A state lawmaker wants to make Colorado a national model for school bus safety. Sen. Don Coram has introduced a bill that creates “The Colorado Safe Student Protection Program
By Shaun Boyd
COLORADO (KCNC) — A state lawmaker wants to make Colorado a national model for school bus safety.
State Sen. Don Coram has introduced a bill that creates “The Colorado Safe Student Protection Program,” which he says may be the most comprehensive student and school safety bill ever.
According to child safety advocates, school buses are involved in three accidents on average every day in Colorado but, while the state has spent millions on school safety, it has failed to invest in school bus safety.
Dan Sperry came all the way from Idaho to testify in favor of the bill. The police detective once performed CPR on a little girl hit by a car after getting off the bus. That girl was his daughter Makayla. She died five days before Christmas.
“We finished up Christmas shopping looking for a casket,” said Sperry, who has become a national expert on school bus safety and trained thousands of drivers in the years since Makayla died.

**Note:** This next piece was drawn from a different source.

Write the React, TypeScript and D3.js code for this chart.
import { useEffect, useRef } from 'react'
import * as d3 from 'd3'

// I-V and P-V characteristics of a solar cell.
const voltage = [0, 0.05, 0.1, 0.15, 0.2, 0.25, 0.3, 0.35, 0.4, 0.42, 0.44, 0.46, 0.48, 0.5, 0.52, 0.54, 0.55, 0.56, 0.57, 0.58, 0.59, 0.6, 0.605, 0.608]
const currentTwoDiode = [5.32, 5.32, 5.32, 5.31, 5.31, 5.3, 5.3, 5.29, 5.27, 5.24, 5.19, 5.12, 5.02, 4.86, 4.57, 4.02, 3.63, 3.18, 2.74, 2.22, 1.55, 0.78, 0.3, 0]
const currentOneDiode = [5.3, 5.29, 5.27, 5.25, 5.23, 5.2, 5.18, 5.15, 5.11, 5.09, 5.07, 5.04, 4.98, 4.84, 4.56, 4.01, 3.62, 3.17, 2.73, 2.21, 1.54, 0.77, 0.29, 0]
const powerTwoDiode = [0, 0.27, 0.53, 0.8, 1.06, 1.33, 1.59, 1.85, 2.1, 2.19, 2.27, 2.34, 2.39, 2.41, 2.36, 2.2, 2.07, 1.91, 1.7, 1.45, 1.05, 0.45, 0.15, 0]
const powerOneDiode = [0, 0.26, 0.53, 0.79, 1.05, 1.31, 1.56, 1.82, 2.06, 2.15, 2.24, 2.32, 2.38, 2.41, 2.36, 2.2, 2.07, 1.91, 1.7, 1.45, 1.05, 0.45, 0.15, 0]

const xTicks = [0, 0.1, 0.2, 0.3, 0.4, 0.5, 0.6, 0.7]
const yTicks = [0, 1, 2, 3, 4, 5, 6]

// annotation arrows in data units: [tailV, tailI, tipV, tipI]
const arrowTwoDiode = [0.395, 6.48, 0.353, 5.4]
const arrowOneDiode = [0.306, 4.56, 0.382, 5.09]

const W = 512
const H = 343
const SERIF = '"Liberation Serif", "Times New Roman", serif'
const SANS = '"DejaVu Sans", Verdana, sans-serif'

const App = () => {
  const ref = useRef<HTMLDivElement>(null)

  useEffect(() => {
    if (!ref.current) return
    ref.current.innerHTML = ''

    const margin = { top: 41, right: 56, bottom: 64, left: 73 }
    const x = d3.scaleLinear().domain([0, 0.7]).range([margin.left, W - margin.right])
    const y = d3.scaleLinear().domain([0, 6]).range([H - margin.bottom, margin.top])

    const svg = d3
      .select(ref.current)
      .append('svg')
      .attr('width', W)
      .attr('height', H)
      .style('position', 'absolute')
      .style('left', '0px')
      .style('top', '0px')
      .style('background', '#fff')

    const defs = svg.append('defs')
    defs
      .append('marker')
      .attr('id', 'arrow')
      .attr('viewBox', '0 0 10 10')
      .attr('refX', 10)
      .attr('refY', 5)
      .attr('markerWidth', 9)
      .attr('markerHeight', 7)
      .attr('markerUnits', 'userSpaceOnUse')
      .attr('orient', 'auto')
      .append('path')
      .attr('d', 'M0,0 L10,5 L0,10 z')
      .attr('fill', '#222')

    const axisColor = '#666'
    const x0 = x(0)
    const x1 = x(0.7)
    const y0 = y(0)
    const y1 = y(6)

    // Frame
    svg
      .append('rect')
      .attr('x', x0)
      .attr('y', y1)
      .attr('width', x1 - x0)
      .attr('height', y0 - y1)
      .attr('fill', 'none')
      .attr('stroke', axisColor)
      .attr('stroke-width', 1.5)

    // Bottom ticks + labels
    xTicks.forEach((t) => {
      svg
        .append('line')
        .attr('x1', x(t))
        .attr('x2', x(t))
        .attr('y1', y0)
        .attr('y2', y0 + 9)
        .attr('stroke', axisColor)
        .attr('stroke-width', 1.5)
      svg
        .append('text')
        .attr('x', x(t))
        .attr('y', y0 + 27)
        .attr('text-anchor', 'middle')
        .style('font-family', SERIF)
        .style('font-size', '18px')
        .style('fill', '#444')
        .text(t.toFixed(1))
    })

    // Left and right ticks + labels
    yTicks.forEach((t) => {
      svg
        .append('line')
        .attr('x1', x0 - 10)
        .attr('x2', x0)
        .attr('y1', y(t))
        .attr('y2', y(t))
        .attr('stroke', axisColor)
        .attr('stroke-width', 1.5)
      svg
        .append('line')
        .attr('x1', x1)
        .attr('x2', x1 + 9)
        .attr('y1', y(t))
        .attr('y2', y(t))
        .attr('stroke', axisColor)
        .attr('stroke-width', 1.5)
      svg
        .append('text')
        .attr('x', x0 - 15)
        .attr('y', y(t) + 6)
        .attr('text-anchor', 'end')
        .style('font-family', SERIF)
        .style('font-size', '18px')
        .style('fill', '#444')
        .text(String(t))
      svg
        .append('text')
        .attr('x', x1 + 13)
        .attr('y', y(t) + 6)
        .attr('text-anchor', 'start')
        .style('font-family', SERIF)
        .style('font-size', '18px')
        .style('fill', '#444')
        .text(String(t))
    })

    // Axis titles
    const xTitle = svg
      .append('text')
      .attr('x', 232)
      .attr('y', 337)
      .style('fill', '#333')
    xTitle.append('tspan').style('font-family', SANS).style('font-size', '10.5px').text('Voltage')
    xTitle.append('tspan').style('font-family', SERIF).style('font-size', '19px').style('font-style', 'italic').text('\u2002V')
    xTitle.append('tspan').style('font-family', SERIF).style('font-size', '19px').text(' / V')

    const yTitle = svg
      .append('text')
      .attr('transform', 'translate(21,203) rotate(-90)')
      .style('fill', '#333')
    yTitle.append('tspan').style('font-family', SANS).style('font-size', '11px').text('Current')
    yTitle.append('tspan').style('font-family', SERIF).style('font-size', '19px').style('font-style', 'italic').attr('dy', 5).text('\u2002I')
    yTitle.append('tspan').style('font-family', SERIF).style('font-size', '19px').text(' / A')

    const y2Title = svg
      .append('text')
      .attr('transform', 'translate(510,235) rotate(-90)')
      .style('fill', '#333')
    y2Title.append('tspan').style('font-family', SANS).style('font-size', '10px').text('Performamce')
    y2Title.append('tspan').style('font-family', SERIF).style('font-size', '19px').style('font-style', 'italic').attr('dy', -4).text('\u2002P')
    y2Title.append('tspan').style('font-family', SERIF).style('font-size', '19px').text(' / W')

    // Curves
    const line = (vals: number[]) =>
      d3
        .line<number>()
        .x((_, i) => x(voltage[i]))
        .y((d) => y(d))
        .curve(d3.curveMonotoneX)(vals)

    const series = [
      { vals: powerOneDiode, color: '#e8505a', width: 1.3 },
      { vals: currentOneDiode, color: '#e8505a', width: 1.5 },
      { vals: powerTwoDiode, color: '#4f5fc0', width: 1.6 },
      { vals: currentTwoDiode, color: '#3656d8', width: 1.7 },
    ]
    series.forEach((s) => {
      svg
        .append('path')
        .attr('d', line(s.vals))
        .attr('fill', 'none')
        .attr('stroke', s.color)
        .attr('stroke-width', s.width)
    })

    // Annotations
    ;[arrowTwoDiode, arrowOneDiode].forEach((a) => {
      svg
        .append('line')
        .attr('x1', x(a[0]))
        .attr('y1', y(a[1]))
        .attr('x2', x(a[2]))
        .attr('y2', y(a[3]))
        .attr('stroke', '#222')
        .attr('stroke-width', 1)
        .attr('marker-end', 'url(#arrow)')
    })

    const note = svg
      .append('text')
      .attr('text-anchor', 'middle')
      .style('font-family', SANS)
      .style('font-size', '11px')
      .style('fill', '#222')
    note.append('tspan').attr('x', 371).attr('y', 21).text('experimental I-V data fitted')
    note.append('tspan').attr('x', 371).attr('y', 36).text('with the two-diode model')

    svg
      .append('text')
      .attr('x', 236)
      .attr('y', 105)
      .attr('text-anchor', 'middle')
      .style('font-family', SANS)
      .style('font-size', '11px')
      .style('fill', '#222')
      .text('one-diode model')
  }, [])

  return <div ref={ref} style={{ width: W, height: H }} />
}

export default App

He says the death was preventable, and the bill by Coram, he says, will save lives.
“This is vital,” Coram said. “Do we have to wait for a tragedy for something to change?”
The sweeping measure would fund recruitment and training of bus drivers, including anti-terrorism training.
Coram says buses are “probably the softest target out there.”
The bill also includes new technology to monitor driving and communicate with first responders from anywhere in the state.
Coram recalled a school bus accident in his home town of Montrose, “at midnight in subzero weather in no cell zone.”
The bill also funds development of an app that allows parents to track their kids’ location.
“There have been plenty of stories of where kids have been left behind, even special needs kids that have been left out in the snow and nobody knows that they’re not on the right bus,” said Ward Leber with The Children’s Safety Network, which been instrumental in writing the bill and will help launch a statewide public awareness campaign if it passes.
Leber says the nonprofit has trained thousands of bus drivers around the country over the last 20 years, “And we’ve cut accidents and injuries by more than 50%.”
The training includes rerouting buses so kids like Makayla don’t have to cross the street.
“Ninety-eight percent of the stop arm violations happen on the left side of school bus,” said Sperry who is keeping his daughter’s legacy alive 10 years after her death.
“We decided to — rather than be bitter, get other kids safe and alive.”
Democratic leadership in the Colorado Senate assigned the bill to the so-called kill committee, which heard testimony and postponed a vote on the bill. Some lawmakers said they’re concerned about the price tag, which is $13.5 million over three years. Leber says he already has commitments from major corporations to pick up the cost of the program after state dollars run out.
Coram says you can’t put a price on the life of a child. In Colorado, 375,000 children ride a school bus each day.